We will test different schedulers and compare the performance on a simple task calculating the mean of a random generated array.

Here is the code using NumPy:

import dask
import time
import numpy as np

def calc_mean(i, n):
    data = np.mean(np.random.normal(size = n))
    return(data)

Here we run the same code using different schedulers from Dask:

n = 100000
%%timeit
rs=[calc_mean(i, n) for i in range(100)]
#352 ms ± 925 µs per loop (mean ± std. dev. of 7 runs, 1 loop each)

SVD with large skinny matrix using distributed scheduler

We can use dask to compute SVD of a large matrix which does not fit into the memory of a normal laptop/desktop. While it is computing, you should switch to the Dask dashboard and watch column “Workers” and “Graph”, so you must run this using distributed scheduler

import dask
import dask.array as da
X = da.random.random((2000000, 100), chunks=(10000, 100))
X
u, s, v = da.linalg.svd(X)
dask.visualize(u, s, v)
s.compute()

SVD is only supported for arrays with chunking in one dimension, which requires that the matrix is either tall-and-skinny or short-and-fat. If chunking in both dimensions is needed, one should use approximate algorithm.

import dask
import dask.array as da
X = da.random.random((10000, 10000), chunks=(2000, 2000))
u, s, v = da.linalg.svd_compressed(X, k=5)
dask.visualize(u, s, v)
s.compute()

Memory management

You may observe that there are different memory categories showing on the dashboard:

  • process: Overall memory used by the worker process, as measured by the OS

  • managed: Size of data that Dask holds in RAM, but most probably inaccurate, excluding spilled data.

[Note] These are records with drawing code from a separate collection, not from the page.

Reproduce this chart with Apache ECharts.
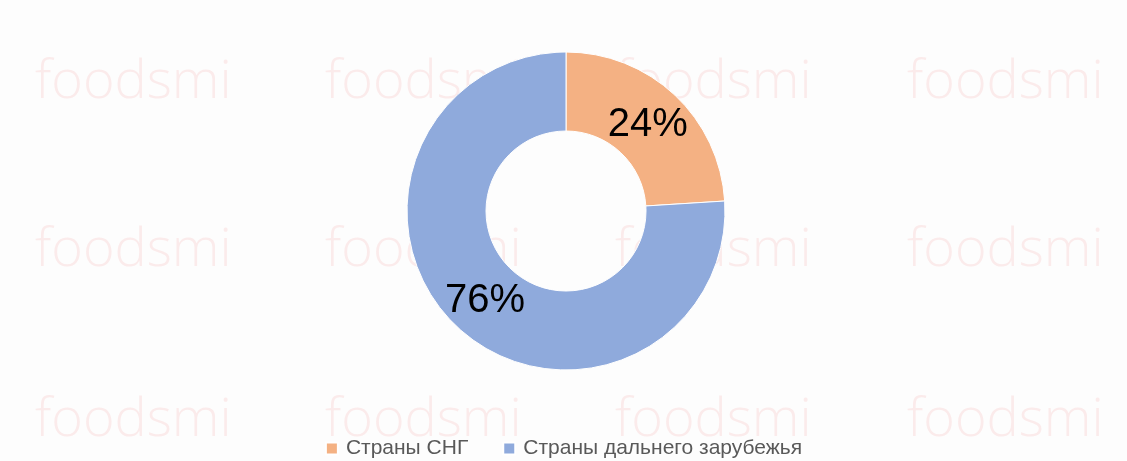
<!DOCTYPE html>
<html lang="ru">
<head>
    <meta charset="UTF-8">
    <title>Страны СНГ / дальнего зарубежья</title>
    <style>
        html, body { margin: 0; padding: 0; background: #fdfdfd; }
        #show_div { width: 1127px; height: 461px; }
    </style>
</head>
<body>
<div id="show_div"></div>
<script src="https://cdn.jsdelivr.net/npm/echarts@6/dist/echarts.min.js"></script>
<script>
    // данные диаграммы
    var cat_names = ['Страны СНГ', 'Страны дальнего зарубежья'];
    var cat_values = [24, 76];

    // оформление
    var cat_colors = ['#F4B183', '#8FAADC'];
    var label_shift = [[-2, 3], [3, 1]];
    var wm_x = [35, 325, 615, 907];
    var wm_y = [100, 268, 438];

    var pie_data = [];
    for (var i = 0; i < cat_names.length; i++) {
        pie_data.push({
            name: cat_names[i],
            value: cat_values[i],
            itemStyle: {color: cat_colors[i]},
            label: {offset: label_shift[i]}
        });
    }

    // водяные знаки (фон)
    var marks = [];
    for (var r = 0; r < wm_y.length; r++) {
        for (var c = 0; c < wm_x.length; c++) {
            marks.push({
                type: 'text', left: wm_x[c], top: wm_y[r] - 44, z: -10, silent: true,
                style: {text: 'foodsmi', fill: 'rgba(240,140,140,0.16)', font: '300 54px "Open Sans"'}
            });
        }
    }

    var myChart = echarts.init(document.getElementById('show_div'));
    var option = {
        animation: false,
        backgroundColor: '#fdfdfd',
        graphic: marks,
        legend: {
            data: cat_names,
            left: 'center',
            bottom: -3,
            itemWidth: 12,
            itemHeight: 12,
            itemGap: 34,
            icon: 'rect',
            textStyle: {color: '#595959', fontSize: 21, fontFamily: 'Liberation Sans', padding: [0, 0, 0, 3]}
        },
        series: [
            {
                type: 'pie',
                center: [566, 211],
                radius: [80, 159],
                startAngle: 90,
                clockwise: true,
                data: pie_data,
                itemStyle: {borderColor: '#ffffff', borderWidth: 1},
                label: {
                    position: 'inside',
                    formatter: '{c}%',
                    color: '#000000',
                    fontSize: 40,
                    fontFamily: 'Liberation Sans'
                },
                labelLine: {show: false},
                emphasis: {disabled: true}
            }
        ]
    };
    myChart.setOption(option);
</script>
</body>
</html>
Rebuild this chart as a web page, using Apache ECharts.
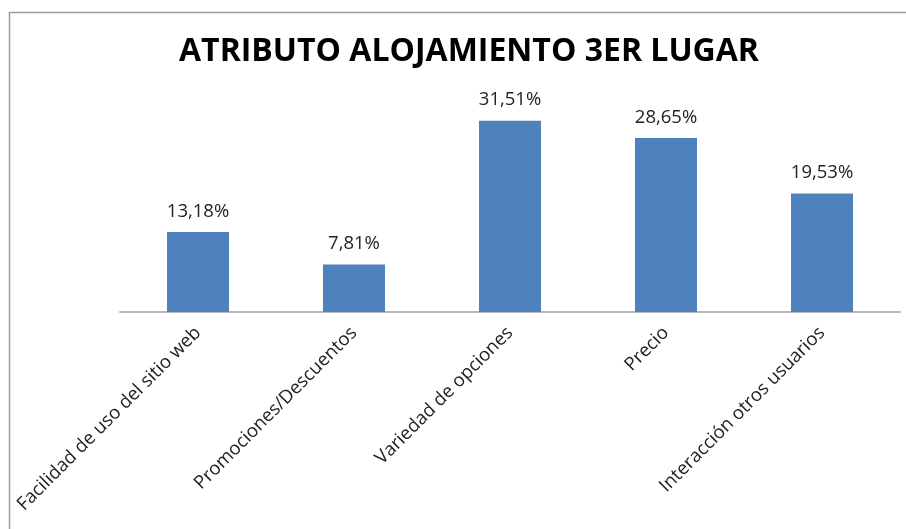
<!DOCTYPE html>
<html>
<head>
<meta charset="utf-8">
<script src="https://cdn.jsdelivr.net/npm/echarts@6/dist/echarts.min.js"></script>
<style>
  html, body { margin: 0; padding: 0; background: #fff; }
  #chart { width: 906px; height: 529px; }
</style>
</head>
<body>
<div id="chart"></div>
<script>
const categories = [
  'Facilidad de uso del sitio web',
  'Promociones/Descuentos',
  'Variedad de opciones',
  'Precio',
  'Interacción otros usuarios'
]
const values = [13.18, 7.81, 31.51, 28.65, 19.53]

const chart = echarts.init(document.getElementById('chart'))

const option = {
  animation: false,
  title: {
    text: 'ATRIBUTO ALOJAMIENTO 3ER LUGAR',
    left: 464,
    top: 31,
    textAlign: 'center',
    textStyle: {
      fontFamily: 'Open Sans',
      fontWeight: 'bold',
      fontSize: 32,
      color: '#000'
    }
  },
  graphic: [{
    type: 'rect',
    shape: { x: 9.5, y: 12.5, width: 1000, height: 600 },
    style: { fill: 'none', stroke: '#9a9a9a', lineWidth: 1.5 },
    silent: true
  }],
  grid: {
    left: 120,
    right: 6,
    top: 99.5,
    bottom: 529 - 312
  },
  xAxis: {
    type: 'category',
    data: categories,
    axisLine: { lineStyle: { color: '#b8b8b8', width: 2 } },
    axisTick: { show: false },
    axisLabel: {
      rotate: 45,
      interval: 0,
      margin: 18,
      fontFamily: 'Open Sans',
      fontSize: 18.5,
      color: '#222'
    }
  },
  yAxis: {
    type: 'value',
    min: 0,
    max: 35,
    show: false,
    splitLine: { show: false }
  },
  series: [{
    type: 'bar',
    data: values,
    barWidth: 62,
    itemStyle: { color: '#4F81BD' },
    label: {
      show: true,
      position: 'top',
      distance: 11,
      fontFamily: 'Open Sans',
      fontSize: 18.5,
      color: '#222',
      formatter: p => p.value.toFixed(2).replace('.', ',') + '%'
    }
  }]
}

chart.setOption(option)
</script>
</body>
</html>
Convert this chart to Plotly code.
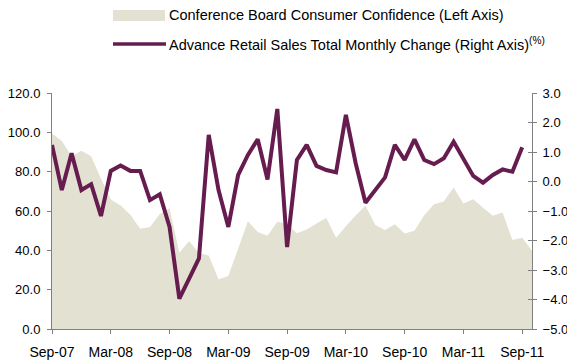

  • unmanaged: Memory that Dask is not directly aware of, this can be e.g. Python modules, temporary arrays, memory leasks, memory not yet free()’d by the Python memory manager to the OS

  • unmanaged recent: Unmanaged memory that has appeared within the last 30 seconds whch is not included in the “unmanaged” memory measure

  • spilled: Memory spilled to disk

The sum of managed + unmanaged + unmanaged recent is equal by definition to the process memory.

When the managed memory exceeds 60% of the memory limit (target threshold), the worker will begin to dump the least recently used data to disk. Above 70% of the target memory usage based on process memory measurment (spill threshold), the worker will start dumping unused data to disk.

At 80% process memory load, currently executing tasks continue to run, but no additional tasks in the worker’s queue will be started.

At 95% process memory load (terminate threshold), all workers will be terminated. Tasks will be cancelled as well and data on the worker will be lost and need to be recomputed.